Valantine was born in The Gambia and lived in Banjul as a child. When her father was selected as the Gambian High Commissioner to the United Kingdom, she and her family moved to London. She studied biochemistry at Chelsea College, London University and graduated from medical school at St. George's Hospital Medical School in 1978.

==Career==

After medical school Valantine performed post-graduate work in cardiology at the Brompton Hospital and Hammersmith Hospital in London. She recalls that her decision to enter this field elicited skepticism from colleagues, as only two other women cardiologists worked in the UK at the time. After her residencies in the U.K., she became a fellow at Stanford and worked with Norman Shumway, a pioneer in the field of heart transplants. She became a professor of cardiovascular medicine at the Stanford University School of Medicine in 1989 and reached full professor rank in 2001.

Valantine became SUMC's Senior Associate Dean for Diversity and Faculty Development in 2005. On taking this role, she cited the importance of mentorship and social engagement in developing the careers of young faculty and emphasized her experience as a working mother in shaping her advice to young scientists. During the 2009–10 academic year, Valantine was a Faculty Research Fellow at Stanford's Clayman Institute for Gender Research. She was selected in 2010 as one of six recipients of NIH Pathfinder Awards, which were intended for the study of women's underrepresentation in biomedical faculty positions in the United States.

Valantine describes her pursuit of innovation as the foundation of her professional career - innovation in heart transplant and innovation in efforts to diversify the biomedical research workforce.

==NIH leadership==

In 2014, NIH Director Francis Collins announced Valantine's appointment as NIH's first Chief Officer for Scientific Workforce Diversity, a new position whose entire focus is diversity in biomedicine. Among her accomplishments in this position is the 2014 award of nearly $31 million to develop methods for outreach and career development targeted toward members of demographic groups underrepresented among professional scientists.

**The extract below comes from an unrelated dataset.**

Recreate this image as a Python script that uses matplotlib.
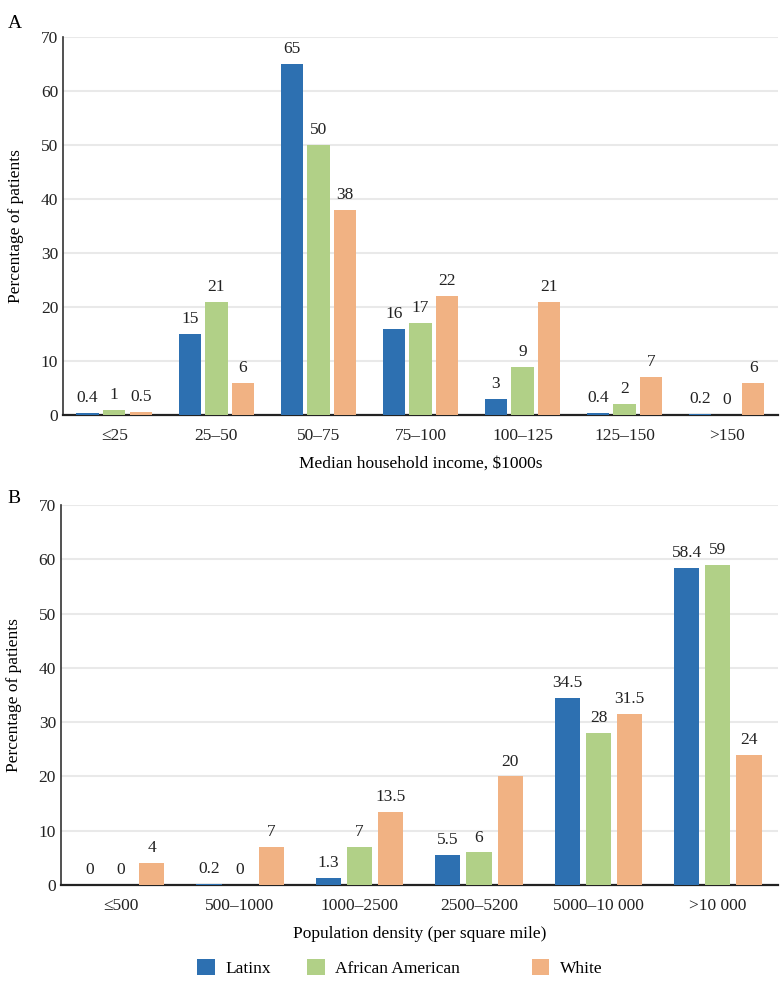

Under Valantine's leadership, the racial gap in rates of NIH applications and awards to projects led by African-American researchers has been practically, and in some cases entirely, eliminated, with increases of up to 142% in some award areas. Similar trends are apparent for Hispanic/Latinx scientists. Valantine also developed the NIH Distinguished Scholars Program, which aims to increase diversity among tenure-track researchers in intramural research programs. This program reduces barriers to recruitment of cohorts of principal investigators from underrepresented groups in biomedical research such as people of color, individuals with disabilities, and women.

Valantine also leads the Laboratory of Transplantation Genomics at the National Heart, Lung, and Blood Institute in Bethesda, Maryland, focusing on heart transplant rejection.